I woke up feeling a little woozy. I would like to think that this was because I was overworked the other day and went home around 9pm already. For the past few months now, my eyes have been sending me signals of how abusive I have been of them. I've always taken for granted my eyes. And many times, I've thought of stopping on some eye center to have them checked but I always tend to forget the last minute. Anyways, my point is there are days when everything just seem blurry and the nausea just intensifies. I just close my eyes and it goes away.

My doctor told me another reason why I've been feeling nauseous is because I've been spending nights and nights and nights thinking too much of things that are still too early to worry on at this point. But I can't help it. Can you blame me?

Last week, I wanted to shut myself out from the world. This week, I've improved a little. I started talking to the hubby already. The burden lightened a bit. But the worry didn't go away.

Tomorrow, Thursday I will take that test again. And I can almost picture what I will see. I am ready. But again, if it turns out to be the thing that I worry the most these days I would like to be happy. I really do. I hope I will be.

Dear God, I already lifted everything up to you. I know you will take care of us. You always do.

Sunday, May 9, 2010

My vote is in!

So after very, very frustrating experience at my precinct assignment early this morning, I was finally able to cast my vote for this year's elections. Returning to our precinct at around 2pm when the sun is at its fieriest, we were surprised to see a 'pila-free' room.

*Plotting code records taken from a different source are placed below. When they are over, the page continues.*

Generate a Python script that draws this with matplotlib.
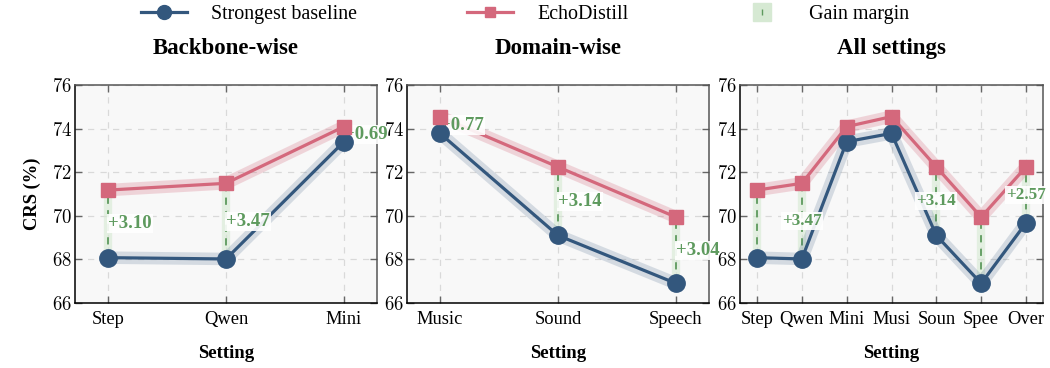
import matplotlib
matplotlib.use("Agg")
import matplotlib.pyplot as plt
from matplotlib.lines import Line2D
from matplotlib.ticker import FuncFormatter

plt.rcParams['font.family'] = ['Liberation Serif', 'DejaVu Serif']
plt.rcParams['mathtext.fontset'] = 'cm'

# ---- data ----
backbone_cats = ["Step", "Qwen", "Mini"]
backbone_base = [68.08, 68.02, 73.40]
backbone_echo = [71.18, 71.49, 74.09]

domain_cats = ["Music", "Sound", "Speech"]
domain_base = [73.78, 69.10, 66.90]
domain_echo = [74.55, 72.24, 69.94]

all_cats = ["Step", "Qwen", "Mini", "Musi", "Soun", "Spee", "Over"]
all_base = [68.08, 68.02, 73.40, 73.78, 69.10, 66.90, 69.67]
all_echo = [71.18, 71.49, 74.09, 74.55, 72.24, 69.94, 72.24]
all_labeled = ["Qwen", "Soun", "Over"]

titles = ["Backbone-wise", "Domain-wise", "All settings"]

BLUE = "#33577d"
PINK = "#d4687c"
GREEN = "#5e9a5e"
LGREEN = "#d6e9d3"

fig = plt.figure(figsize=(10.5, 3.68), dpi=100)
W, H = 1050, 368
boxes = [(75, 377), (407, 709), (740, 1043)]
top_px, bot_px = 85, 303

panels = [
    (backbone_cats, backbone_base, backbone_echo, backbone_cats, 0.28, 'left', 13.5),
    (domain_cats, domain_base, domain_echo, domain_cats, 0.28, 'left', 13.5),
    (all_cats, all_base, all_echo, all_labeled, 0.38, 'center', 12.3),
]

for i, ((l, r), (cats, base, echo, labeled, margin, ha, fs)) in enumerate(zip(boxes, panels)):
    ax = fig.add_axes([l / W, 1 - bot_px / H, (r - l) / W, (bot_px - top_px) / H])
    ax.set_facecolor("#f8f8f8")
    x = list(range(len(cats)))
    # gain margins
    for xi, b, e, c in zip(x, base, echo, cats):
        ax.vlines(xi, b, e, color=LGREEN, lw=6, alpha=0.6, zorder=1)
        ax.vlines(xi, b, e, color=GREEN, lw=1.3, linestyles=(0, (4, 3.5)), zorder=2)
        if c in labeled:
            g = e - b
            ax.text(xi, (b + e) / 2, f"+{g:.2f}", color=GREEN, fontsize=fs,
                    fontweight='bold', ha=ha, va='center', zorder=4.5,
                    bbox=dict(boxstyle='square,pad=0.06', fc='white', ec='none', alpha=0.9),
                    clip_on=False)
    # soft bands behind lines
    ax.plot(x, base, color=BLUE, lw=9, alpha=0.18, solid_capstyle='round', zorder=2)
    ax.plot(x, echo, color=PINK, lw=9, alpha=0.25, solid_capstyle='round', zorder=2)
    ax.plot(x, base, color=BLUE, lw=2.3, zorder=4)
    ax.plot(x, echo, color=PINK, lw=2.3, zorder=4)
    ax.plot(x, base, color=BLUE, ls='none', marker='o', ms=12.5, zorder=6)
    ax.plot(x, echo, color=PINK, ls='none', marker='s', ms=10, zorder=6)

    ax.set_xlim(-margin, len(cats) - 1 + margin)
    ax.set_ylim(66, 76)
    ax.set_yticks(range(66, 77, 2))
    ax.yaxis.set_major_formatter(FuncFormatter(lambda v, p: f"${int(v)}$"))
    ax.set_xticks(x)
    ax.set_xticklabels(cats, fontsize=13.3)
    ax.tick_params(axis='y', labelsize=13.5, pad=2)
    ax.tick_params(axis='x', pad=6)
    ax.tick_params(direction='in', length=5, width=1, color='#666666',
                   top=True, right=True)
    ax.grid(True, ls=(0, (5, 5)), color='#d9d9d9', lw=0.9, zorder=0)
    ax.set_axisbelow(True)
    for s in ['left', 'bottom']:
        ax.spines[s].set_color('black')
        ax.spines[s].set_linewidth(1.1)
    for s in ['top', 'right']:
        ax.spines[s].set_color('#555555')
        ax.spines[s].set_linewidth(1.1)
    ax.set_xlabel("Setting", fontsize=13.5, fontweight='bold', labelpad=12)
    if i == 0:
        ax.set_ylabel("CRS (%)", fontsize=13.3, fontweight='bold', labelpad=8)
    ax.set_title(titles[i], fontsize=16.5, fontweight='bold', pad=22)

handles = [
    Line2D([], [], color=BLUE, lw=2.3, marker='o', ms=10),
    Line2D([], [], color=PINK, lw=2.3, marker='s', ms=7.5),
    (Line2D([], [], color=LGREEN, marker='s', ms=13, ls='none'),
     Line2D([], [], color=GREEN, marker='|', ms=5, ls='none')),
]
fig.legend(handles, ["Strongest baseline", "EchoDistill", "Gain margin"],
           loc='upper center', bbox_to_anchor=(0.5, 1.035), ncol=3, frameon=False,
           fontsize=14.4, columnspacing=5.5, handlelength=2.3, handletextpad=1.2)

fig.savefig("out.png", dpi=100)
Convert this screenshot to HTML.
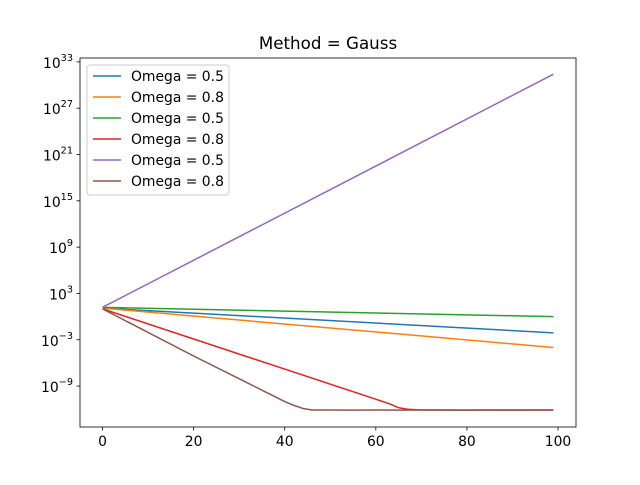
<!DOCTYPE html>
<html><head><meta charset="utf-8"><style>
body{margin:0;background:#fff;}
svg text{font-family:"DejaVu Sans","Liberation Sans",sans-serif;}
</style></head><body>
<svg id="chart" width="640" height="480" viewBox="0 0 640 480">
<rect width="640" height="480" fill="#fff"/>
<text x="328" y="49" font-size="16.7" text-anchor="middle">Method = Gauss</text>
<g id="plot"></g>
<rect x="80" y="58" width="496" height="369" fill="none" stroke="#000" stroke-width="0.8"/>
<g id="axes"></g>
<g id="legend"></g>
</svg>
<script>
const xTicks=[0,20,40,60,80,100];
const yTickExps=[-9,-3,3,9,15,21,27,33];
const seriesNames=["Omega = 0.5","Omega = 0.8","Omega = 0.5","Omega = 0.8","Omega = 0.5","Omega = 0.8"];
const seriesColors=["#1f77b4","#ff7f0e","#2ca02c","#d62728","#9467bd","#8c564b"];
// log10 of values at sample iterations
const blueX=[0,99];     const blueY=[1.1,-2.1];
const orangeX=[0,99];   const orangeY=[1.1,-4.0];
const greenX=[0,99];    const greenY=[1.2,0.0];
const redX=[0,20,40,60,63,65,67,70,75,80,85,90,95,99];
const redY=[1.0,-2.9,-6.8,-10.7,-11.3,-11.8,-12.0,-12.1,-12.1,-12.12,-12.1,-12.12,-12.1,-12.1];
const purpleX=[0,99];   const purpleY=[1.2,31.4];
const brownX=[0,20,40,42,44,46,50,55,60,65,70,80,90,99];
const brownY=[1.0,-5.1,-11.0,-11.5,-11.9,-12.1,-12.1,-12.12,-12.1,-12.12,-12.1,-12.12,-12.1,-12.1];
const allX=[blueX,orangeX,greenX,redX,purpleX,brownX];
const allY=[blueY,orangeY,greenY,redY,purpleY,brownY];

const L=80,R=576,T=58,B=427;
const xMin=-4.95,xMax=103.95,yMin=-14.3,yMax=33.5;
const sx=v=>L+(v-xMin)/(xMax-xMin)*(R-L);
const sy=v=>B-(v-yMin)/(yMax-yMin)*(B-T);
const NS="http://www.w3.org/2000/svg";
const mk=(t,a,p)=>{const e=document.createElementNS(NS,t);for(const k in a)e.setAttribute(k,a[k]);p.appendChild(e);return e;};
const axes=document.getElementById('axes'),plot=document.getElementById('plot'),leg=document.getElementById('legend');

xTicks.forEach(v=>{
  const x=sx(v);
  const l=mk('line',{x1:x,x2:x,y1:B,y2:B+3.5,stroke:'#000','stroke-width':0.8},axes);
  
  
  const t=mk('text',{x:x,y:B+19,'font-size':13.9,'text-anchor':'middle'},axes);
  t.textContent=v;
  
  
});
yTickExps.forEach(v=>{
  const y=sy(v);
  const l=mk('line',{x1:L-3.5,x2:L,y1:y,y2:y,stroke:'#000','stroke-width':0.8},axes);
  
  
  const t=mk('text',{x:L-7,y:y+6,'font-size':13.9,'text-anchor':'end'},axes);
  
  
  const a=mk('tspan',{},t);a.textContent='10';
  const b=mk('tspan',{dy:-7,'font-size':9.7},t);b.textContent=(v<0?'\u2212'+(-v):v);
});
allX.forEach((xs,i)=>{
  const pts=xs.map((x,j)=>sx(x).toFixed(2)+','+sy(allY[i][j]).toFixed(2)).join(' ');
  const p=mk('polyline',{points:pts,fill:'none',stroke:seriesColors[i],'stroke-width':1.5,'stroke-linejoin':'round'},plot);
  
  
});
const box=mk('rect',{x:87,y:65,width:142,height:130,rx:3,fill:'#fff','fill-opacity':0.8,stroke:'#ccc','stroke-width':1},leg);


seriesNames.forEach((n,i)=>{
  const y=76+i*21;
  const g=mk('g',{},leg);
  
  
  mk('line',{x1:93,x2:121,y1:y,y2:y,stroke:seriesColors[i],'stroke-width':1.5},g);
  const t=mk('text',{x:131,y:y+5,'font-size':13.9},g);t.textContent=n;
});
</script>
</body></html>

Happppyyyy!!!!

After I've verified my identity by signing and thumb-printing, I received a white folder with the ballot inside and I went to find my seat inside the almost dilapidated classroom. It's been awhile since I last exercise this right and I feel like a first timer yet again. I was excited to vote but was quite anxious that the PCOS machine might reject my ballot for some weird reasons. After waiting for about 30secs though, I was so happy to read "CONGRATULATIONS! Your vote has been registered!" on the machine.

I guess this year's elections has already made it's mark since the polls opened this morning. The fact that the fear of a nationwide failure of election was hurdled is already a milestone on its own. And at 7pm tonight when the precincts close and the votes are read, we are one step closer to realizing the success of this automation experiment. And finally when the winners are announced tomorrow or hopefully later tonight (?), this automated elections will finally take it's place on our history books.

I know a lot of people are still skeptical of this automation thing. But change always does bring some sort of struggle with it. Not everyone is a fan after all. I have high hopes for this on the other hand. I believe that give or take 2 more elections, this move to automate will eventually bring about a cleaner and more trustworthy elections.

Residing in Salawag where a lot of low cost housing is situated, poverty is almost visible everywhere. But I can see hope in the faces of the people I bump into since this morning.

Now that I've cast my vote, I can only hope that whoever emerges as the winner in this elections will go back to his/her promise of a corruption-free, poverty free Philippines. And I do wish too that all the others who won't get that most coveted seat in Malacanang will continue to fight for a corruption-free and poverty-free Philippines. Because politics is not the only way to serve the people.